A final decision of this [Supreme] Court, whether right or wrong, is the law of the case and is conclusive of the questions therein resolved. It is binding upon the parties, the trial court, and the Court of Appeals. It may not be reconsidered by prosecuting an appeal from a judgment entered in conformity therewith.

In Union Light, Heat, & Power Co. v. Blackwell's Adm'r, 291 S.W.2d 539, 542 (Ky. 1956), the Court also stated:

The law of the case rule is a salutary rule, grounded on convenience, experience and reason. It has been often said that it would be intolerable if matters once litigated and determined finally could be re-litigated between the same parties, for otherwise litigation would be interminable and a judgment supposed to finally settle the rights of the parties would be only a starting point for new litigation.

We agree that the evidence Bonar cites as alleged fraud upon the proceedings does not supersede the fact that she voluntarily withdrew as class counsel. There is absolutely no evidence before this Court, nor was there any evidence before the trial court or the Supreme Court, that Bonar was in any way forced or coerced to resign as class counsel.
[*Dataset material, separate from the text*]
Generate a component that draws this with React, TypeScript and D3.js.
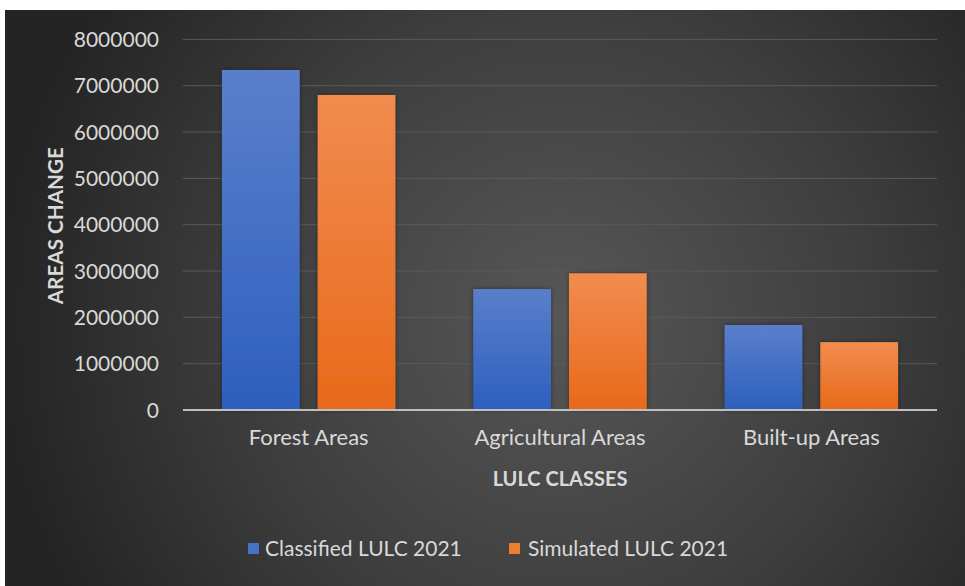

Instead, the communications written by her establish that she recognized conflicts of interest and withdrew. Because the alleged fraud cited by Bonar does not negate the fact that Bonar voluntarily withdrew and cannot establish that it was because of the alleged fraud, we affirm the trial court's order denying Bonar relief under CR 60.02(d).

Similarly, Bonar was not entitled to relief under CR 60.02(f), which justifies relief when evidence of an extraordinary nature warrants it. In the instant case, the evidence Bonar presents is the alleged conduct by Appellees. However, any such evidence simply cannot undo the clear and direct communications from Bonar to Diocese counsel, co-class counsel, and the court that she was voluntarily withdrawing due to conflicts of interests between friends of hers in the Diocese and the victims of the abuse. Absent proof that her withdrawal was due to Appellees' conduct, Bonar cannot establish that the trial court abused its discretion in denying her motion for relief under CR 60.02(f).
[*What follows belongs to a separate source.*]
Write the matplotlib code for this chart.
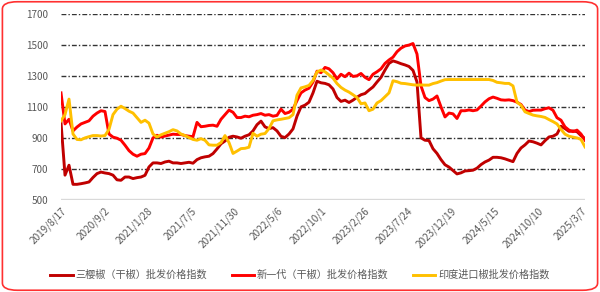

Bonar next argues that Appellees' egregious fraud on the court and against her violates the rule of law. In support of this argument, Bonar contends that the sheer trepidation expressed by former victims in their affidavits, as a result of alleged threats made by Appellees, shows the egregiousness of Appellees' fraudulent acts. She argues that the alleged fraud Appellees conducted in this case is a stark violation of our basic principles of justice, the judicial process, and our rule of law. Bonar argues that minimal due process norms require this Court to remand this case.
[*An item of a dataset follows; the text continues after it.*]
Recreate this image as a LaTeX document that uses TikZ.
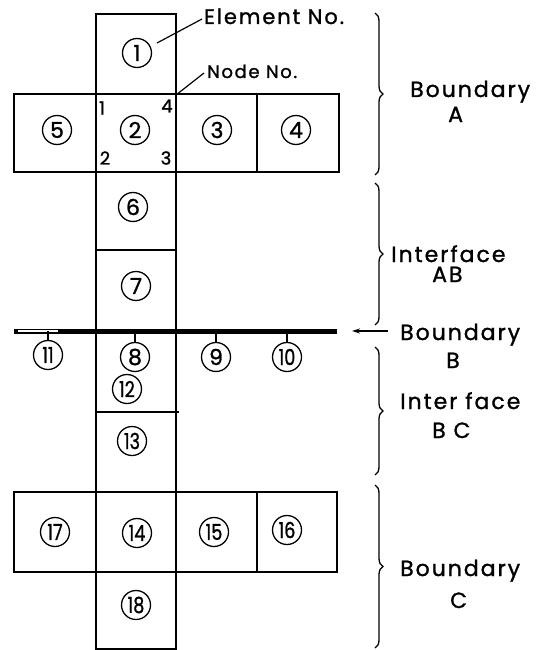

Again we disagree with Bonar. Bonar assisted several clients with their claims against the Diocese before determining that she had a conflict of interest. She was compensated for her work with those clients. Significantly, Bonar has presented her claims to two judges, this Court, and the highest court in the Commonwealth. She is again before this Court with the same claims, arguing that new evidence renders her withdrawal involuntary. We are not persuaded. We find no due process violation requiring us to remand this case for further review by the trial court.

Bonar also argues that Judge McGinnis erred by continuing to preside at the April 2, 2009, hearing after acknowledging his own bias. In support of this, Bonar contends that when faced with her request to recuse at the April 2, 2009, hearing, Judge McGinnis, although initially stating he believed he could be impartial, admitted outright that an objective person would question his impartiality.

The Appellees argue that Judge McGinnis had proper jurisdiction over the case at the April 2, 2009, hearing. At the start of that hearing, the only pending recusal/disqualification motion was a motion for Judge McGinnis to recuse pursuant to KRS 26A.015. After he announced he would not recuse himself, one of Bonar's attorneys left the hearing to file the disqualification affidavit pursuant to KRS 26A.020. Judge Mershon later ruled that this motion was untimely, and Bonar has failed to address the timeliness of the disqualification affidavit in her brief to this Court. Appellees argue that the entry of the April 3, 2009, order did nothing more than reduce the April 2, 2009, order to writing, which amounts to a formal or ministerial act, which even a recused or disqualified judge may undertake. See Appalachian Reg'l Healthcare, Inc. v. Coleman, 239 S.W.3d 49, 54 (Ky. 2007).

The Appellees further argue that even if Judge McGinnis lacked jurisdiction over the case, Judge Mershon addressed the merits of Bonar's CR 60.02 supplemental motion and determined that Bonar was not entitled to CR 60.02 relief. We agree with the Appellees. Judge McGinnis had jurisdiction over the case when he determined that Bonar was not entitled to CR 60.02 relief. Even if Judge McGinnis did not have jurisdiction over the case, Judge Mershon addressed the merits of Bonar's motion and made the same determination. Accordingly, we find no error in this regard.

Quite simply, this case has been litigated up to the highest court of this Commonwealth. We perceive of no miscarriage of justice to Bonar, who received a large fee for her work on the underlying class action until she voluntarily withdrew as class counsel. Any conduct on behalf of the Appellees, if true, does not supersede the evidence that Bonar's withdrawal was completely voluntary. Accordingly, the trial court did not abuse its discretion in denying her motions for relief under CR 60.02(d) and (f). Judge McGinnis had jurisdiction to rule at the April 2, 2009, hearing. Thereafter, Judge Mershon properly denied Bonar's motion and that ruling stands.